US Director of National Intelligence Daniel Coats also voiced the opinion that it is unlikely that Pyongyang will dismantle its nuclear program within a year.
However, the DPRK's ruling Korean Workers Party (KWP) shot back on Monday, writing in a Rodong Sinmun editorial, "There have been outrageous arguments coming out of the US State Department that it won't ease sanctions until a denuclearization is completed, and reinforcing sanctions is a way to raise its negotiating power… How could the sanctions, which were a stick the US administration had brandished as part of its hostile policy against us, promote the two countries' amity?"
The North Korean government has also stepped up requests for a permanent peace treaty to the Korean War in recent weeks, with KWP newspaper Rodong Sinmun writing Thursday, "If the state of military confrontation between North Korea and the US is ended through a declaration ending the war, a mood will be created for creating trust."

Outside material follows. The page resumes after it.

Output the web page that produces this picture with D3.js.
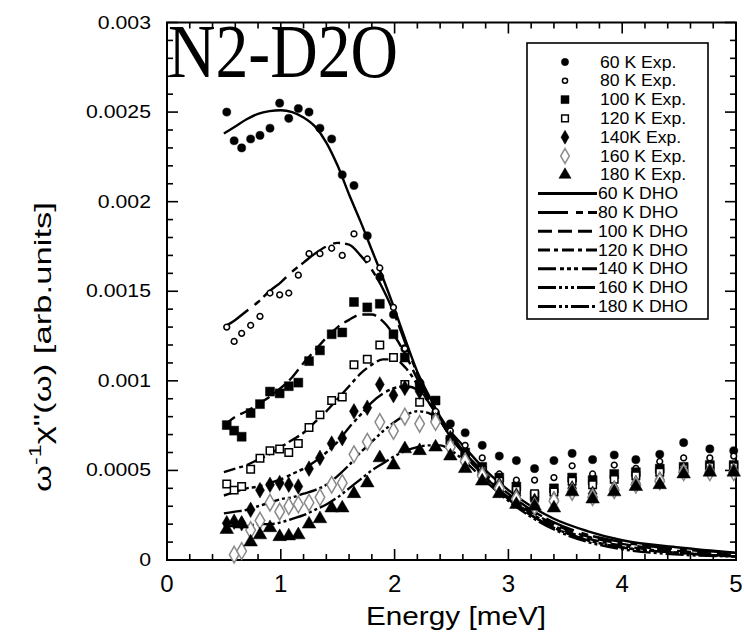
<!DOCTYPE html>
<html lang="en">
<head>
    <meta charset="UTF-8">
    <title>N2-D2O DHO fits</title>
    <script src="https://d3js.org/d3.v7.min.js"></script>
    <style>
        body { margin: 0; background: #fff; }
        text { font-family: "Liberation Sans", Arial, sans-serif; fill: #000; }
    </style>
</head>
<body>
    <div id="chart-container"></div>

    <script>
        // experimental energies (meV), shared by all temperatures
        const energy = [0.525, 0.59, 0.656, 0.735, 0.817, 0.905, 0.99, 1.07, 1.154, 1.248, 1.344, 1.447,
            1.54, 1.643, 1.76, 1.87, 1.99, 2.09, 2.22, 2.36, 2.49, 2.62, 2.77, 2.92, 3.07, 3.23, 3.40,
            3.56, 3.74, 3.93, 4.12, 4.33, 4.54, 4.77, 4.98];

        const exp60 = [.0025, .00234, .0023, .00235, .00237, .00241, .00255, .002465, .00252, .0025, .00241, .00235,
            .00215, .00209, .00181, .00158, .00137, .00118, .00099, .00082, .00076, .00071, .00064, .00058, .000555, .00051, .000555,
            .000595, .00056, .000586, .00056, .00059, .000655, .00062, .00061];
        const exp80 = [.0013, .00122, .001265, .00131, .00136, .00149, .00148, .00149, .00159, .00171, .00171, .00174,
            .0017, .00182, .00168, .00163, .00141, .00118, .00098, .00083, .00072, .00064, .00057, .00048, .000446, .000446, .00046,
            .000526, .00048, .00053, .000512, .00055, .00057, .00057, .00058];
        const exp100 = [.000753, .000722, .000688, .00082, .00087, .00094, .00093, .00097, .00099, .00111, .00117, .00126,
            .00127, .00144, .00141, .00143, .00126, .00113, .00097, .00089, .00067, .0006, .00052, .00046, .00041, .00036, .0004,
            .00046, .000446, .00048, .00049, .00051, .00052, .00053, .00053];
        const exp120 = [.000424, .00039, .00041, .000506, .000568, .00061, .00062, .0006, .00065, .00074, .00081, .00089,
            .00091, .00109, .00112, .0012, .00113, .00098, .00088, .00079, .00066, .00058, .0005, .00044, .00039, .00037, .00038,
            .00044, .00042, .00045, .00047, .00049, .00051, .00052, .00052];
        const exp140 = [.000205, .000214, .000205, .00028, .00039, .00042, .00043, .00042, .00041, .00051, .00057, .00065,
            .00068, .00083, .00085, .00098, .00092, .00096, .00094, .00078, .00068, .00058, .00049, .00042, .00036, .00033, .00034,
            .0004, .00037, .0004, .00043, .00045, .0005, .0005, .0005];
        const exp160 = [null, .00003, .00005, .000167, .00022, .00032, .00027, .0003, .00031, .00032, .00035, .00042,
            .00043, .00059, .00066, .00077, .00072, .0008, .00076, .00077, .00063, .00055, .00047, .0004, .00034, .0003, .00033,
            .00038, .00035, .00039, .00042, .00044, .00049, .00049, .00049];
        const exp180 = [.00017, null, .0002, .0001, .00014, .00018, .00013, .000134, .00014, .0002, .00023, .00029,
            .00029, .00037, .00043, .00057, .00053, .00062, .00061, .00063, .00058, .00051, .00044, .00037, .00031, .0003, .00029,
            .00038, .00034, .00038, .00041, .00042, .00048, .00049, .00049];

        // DHO model curves
        const dhoEnergy = [0.5, 0.6, 0.7, 0.8, 0.9, 1.0, 1.1, 1.2, 1.3, 1.4, 1.5, 1.6, 1.7, 1.8, 1.9, 2.0,
            2.1, 2.2, 2.3, 2.4, 2.5, 2.6, 2.8, 3.0, 3.2, 3.4, 3.7, 4.0, 4.5, 5.0];
        const dho60 = [.00238, .00242, .00246, .00249, .002505, .00251, .0025, .00247, .00242, .00233, .0022, .00204, .00189, .00173, .00157, .0014,
            .00122, .00105, .00092, .0008, .00071, .00064, .0005, .00039, .0003, .00023, .00016, .00011, .00007, .00004];
        const dho80 = [.0013, .00134, .00139, .00144, .0015, .00155, .00161, .00166, .00171, .00175, .00177, .00176, .0017, .00162, .00151, .00137,
            .0012, .00104, .0009, .00078, .00069, .00061, .00048, .00037, .00028, .00021, .00014, .0001, .00006, .00004];
        const dho100 = [.00075, .0008, .00083, .00087, .00091, .00096, .00102, .0011, .00117, .00124, .0013, .00134, .00137, .00137, .00133, .00125,
            .00114, .00101, .00089, .00078, .00068, .0006, .00047, .00036, .00027, .0002, .00013, .00009, .00005, .00003];
        const dho120 = [.00049, .00051, .00053, .00056, .00059, .00063, .00067, .00071, .00077, .00083, .0009, .00097, .00104, .00109, .00112, .00112,
            .00107, .00098, .00088, .00078, .00068, .0006, .00046, .00035, .00026, .00019, .00012, .00008, .00004, .00002];
        const dho140 = [.00036, .00038, .0004, .00041, .00043, .00045, .00048, .00051, .00055, .0006, .00066, .00074, .00081, .00088, .00093, .00096,
            .00097, .00095, .00088, .00078, .00069, .0006, .00046, .00034, .00025, .00018, .00011, .00007, .00004, .00002];
        const dho160 = [.00026, .00027, .00028, .0003, .00032, .00034, .00035, .00037, .00039, .00042, .00047, .00053, .0006, .00066, .00072, .00077,
            .00081, .00083, .00082, .00078, .0007, .00061, .00046, .00034, .00025, .00018, .00011, .00007, .00004, .00002];
        const dho180 = [.00019, .00019, .00019, .0002, .0002, .00021, .00023, .00025, .00028, .00031, .00035, .0004, .00045, .0005, .00054, .00058,
            .00061, .00063, .00064, .00064, .00061, .00056, .00044, .00033, .00024, .00017, .0001, .00006, .00003, .00002];

        const expLabels = ["60 K Exp.", "80 K Exp.", "100 K Exp.", "120 K Exp.", "140K Exp.", "160 K Exp.", "180 K Exp."];
        const dhoLabels = ["60 K DHO", "80 K DHO", "100 K DHO", "120 K DHO", "140 K DHO", "160 K DHO", "180 K DHO"];
        const yTicks = [0, 0.0005, 0.001, 0.0015, 0.002, 0.0025, 0.003];
        const yTickLabels = ["0", "0.0005", "0.001", "0.0015", "0.002", "0.0025", "0.003"];
        const xTicks = [0, 1, 2, 3, 4, 5];

        const expSeries = [exp60, exp80, exp100, exp120, exp140, exp160, exp180];
        const dhoSeries = [dho60, dho80, dho100, dho120, dho140, dho160, dho180];

        // marker look per temperature: [symbol, size, filled, colour]
        const markers = [
            [d3.symbolCircle, 52, true, "#000"],
            [d3.symbolCircle, 26, false, "#000"],
            [d3.symbolSquare, 80, true, "#000"],
            [d3.symbolSquare, 56, false, "#000"],
            [d3.symbolDiamond, 70, true, "#000"],
            [d3.symbolDiamond, 80, false, "#8a8a8a"],
            [d3.symbolTriangle, 80, true, "#000"]
        ];
        const dashes = ["none", "30,8,7,5", "14,6", "12,4,4,4", "18,4,4,3,4,3,4,4", "18,3,3,3,3,3,3,3", "18,3,3,3,3,3"];

        const width = 744, height = 632;
        const svg = d3.select("#chart-container")
            .append("svg")
            .attr("width", width)
            .attr("height", height);

        const x = d3.scaleLinear().domain([0, 5]).range([167, 736]);
        const y = d3.scaleLinear().domain([0, 0.003]).range([560, 22.5]);

        // scanned text is a bit wider than the font, stretch it along its run
        function widen(sel, k) {
            sel.each(function () {
                const w = this.getComputedTextLength();
                d3.select(this).attr("textLength", w * k).attr("lengthAdjust", "spacingAndGlyphs");
            });
        }

        // frame
        svg.append("rect")
            .attr("x", x(0)).attr("y", y(0.003))
            .attr("width", x(5) - x(0)).attr("height", y(0) - y(0.003))
            .attr("fill", "none").attr("stroke", "#000").attr("stroke-width", 2);

        // inward ticks on all four sides
        const xMinor = d3.range(0, 5.01, 0.2);
        const yMinor = d3.range(0, 0.003001, 0.0001);
        const isMajorX = v => Math.abs(v - Math.round(v)) < 1e-6;
        const isMajorY = v => Math.abs(v / 0.0005 - Math.round(v / 0.0005)) < 1e-6;
        const ticks = svg.append("g").attr("stroke", "#000").attr("stroke-width", 1.6);
        xMinor.forEach(v => {
            const len = isMajorX(v) ? 11 : 6;
            ticks.append("line").attr("x1", x(v)).attr("x2", x(v)).attr("y1", y(0)).attr("y2", y(0) - len);
            ticks.append("line").attr("x1", x(v)).attr("x2", x(v)).attr("y1", y(0.003)).attr("y2", y(0.003) + len);
        });
        yMinor.forEach(v => {
            const len = isMajorY(v) ? 11 : 6;
            ticks.append("line").attr("x1", x(0)).attr("x2", x(0) + len).attr("y1", y(v)).attr("y2", y(v));
            ticks.append("line").attr("x1", x(5)).attr("x2", x(5) - len).attr("y1", y(v)).attr("y2", y(v));
        });

        const yTickText = svg.append("g").selectAll("text")
            .data(yTicks)
            .join("text")
            .attr("x", 151)
            .attr("y", d => y(d) + 6)
            .attr("text-anchor", "end")
            .style("font-size", "18px")
            .text((d, i) => yTickLabels[i]);
        widen(yTickText, 1.18);

        svg.append("g").selectAll("text")
            .data(xTicks)
            .join("text")
            .attr("x", d => x(d))
            .attr("y", 592)
            .attr("text-anchor", "middle")
            .style("font-size", "24px")
            .text(d => d);

        svg.append("text")
            .attr("x", 456).attr("y", 625)
            .attr("text-anchor", "middle")
            .attr("textLength", 180)
            .attr("lengthAdjust", "spacingAndGlyphs")
            .style("font-size", "25px")
            .text("Energy [meV]");

        const yLabel = svg.append("text")
            .attr("transform", "translate(51,347) rotate(-90)")
            .attr("text-anchor", "middle")
            .attr("textLength", 290)
            .attr("lengthAdjust", "spacingAndGlyphs")
            .style("font-size", "24px");
        yLabel.append("tspan").text("ω");
        yLabel.append("tspan").attr("dy", -10).style("font-size", "16px").text("-1");
        yLabel.append("tspan").attr("dy", 10).text("χ\"(ω) [arb.units]");

        // DHO curves
        const line = d3.line()
            .x(d => x(d[0]))
            .y(d => y(d[1]))
            .curve(d3.curveMonotoneX);

        svg.append("g").selectAll("path")
            .data(dhoSeries)
            .join("path")
            .attr("d", s => line(s.map((v, i) => [dhoEnergy[i], v])))
            .attr("fill", "none")
            .attr("stroke", "#000")
            .attr("stroke-width", 2.4)
            .attr("stroke-dasharray", (s, i) => dashes[i]);

        // experimental points
        expSeries.forEach((s, k) => {
            const [shape, size, filled, col] = markers[k];
            const pts = s.map((v, i) => [energy[i], v]).filter(p => p[1] !== null);
            svg.append("g").selectAll("path")
                .data(pts)
                .join("path")
                .attr("transform", d => `translate(${x(d[0])},${y(d[1])})`)
                .attr("d", d3.symbol().type(shape).size(size))
                .attr("fill", filled ? col : "#fff")
                .attr("stroke", col)
                .attr("stroke-width", filled ? 0.5 : 1.5);
        });

        // legend
        const legend = svg.append("g");
        legend.append("rect")
            .attr("x", 527).attr("y", 43).attr("width", 181).attr("height", 276)
            .attr("fill", "#fff").attr("stroke", "#000").attr("stroke-width", 1.6);
        const rowY = i => 62 + i * 18.8;
        expLabels.forEach((t, i) => {
            const [shape, size, filled, col] = markers[i];
            legend.append("path")
                .attr("transform", `translate(565,${rowY(i)})`)
                .attr("d", d3.symbol().type(shape).size(size * 0.8))
                .attr("fill", filled ? col : "#fff")
                .attr("stroke", col)
                .attr("stroke-width", filled ? 0.5 : 1.5);
            const txt = legend.append("text")
                .attr("x", 600).attr("y", rowY(i) + 5.5)
                .style("font-size", "16px")
                .text(t);
            widen(txt, 1.1);
        });
        dhoLabels.forEach((t, j) => {
            const i = j + 7;
            legend.append("line")
                .attr("x1", 538).attr("x2", 597)
                .attr("y1", rowY(i)).attr("y2", rowY(i))
                .attr("stroke", "#000").attr("stroke-width", 3)
                .attr("stroke-dasharray", dashes[j]);
            const txt = legend.append("text")
                .attr("x", 598).attr("y", rowY(i) + 5.5)
                .style("font-size", "16px")
                .text(t);
            widen(txt, 1.1);
        });

        // title inside the frame
        svg.append("text")
            .attr("x", 168).attr("y", 77)
            .attr("textLength", 230)
            .attr("lengthAdjust", "spacingAndGlyphs")
            .style("font-family", "'Liberation Serif', 'Times New Roman', serif")
            .style("font-size", "76px")
            .text("N2-D2O");
    </script>
</body>
</html>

"When the US enables us to trust the country and get close up, we will be able to open up to the US and show that through our actions," North Korean Foreign Minister Ri Yong Ho said at at the ASEAN Regional Forum in Singapore last week, The Korea Times reported.
While a ceasefire agreement ended active hostilities in July 1953 and established the Demilitarized Zone dividing North and South Korea, no permanent peace treaty was ever signed between the DPRK, South Korea and the US officially ending the war. Thus, in a technical sense, a state of war continues 70 years later, which severely limits the possibility of bilateral trade, movement between the countries and other normalized international discourse.
Meanwhile, Ri traveled earlier this week to Iran, Reuters noted, where Iranian President Hassan Rouhani warned him not to trust the US following Trump's unilateral withdrawal in May from the 2015 international agreement to lift sanctions in return for curbs on Iran's own nuclear program. New sanctions were placed against Iran's economy by the US on August 6.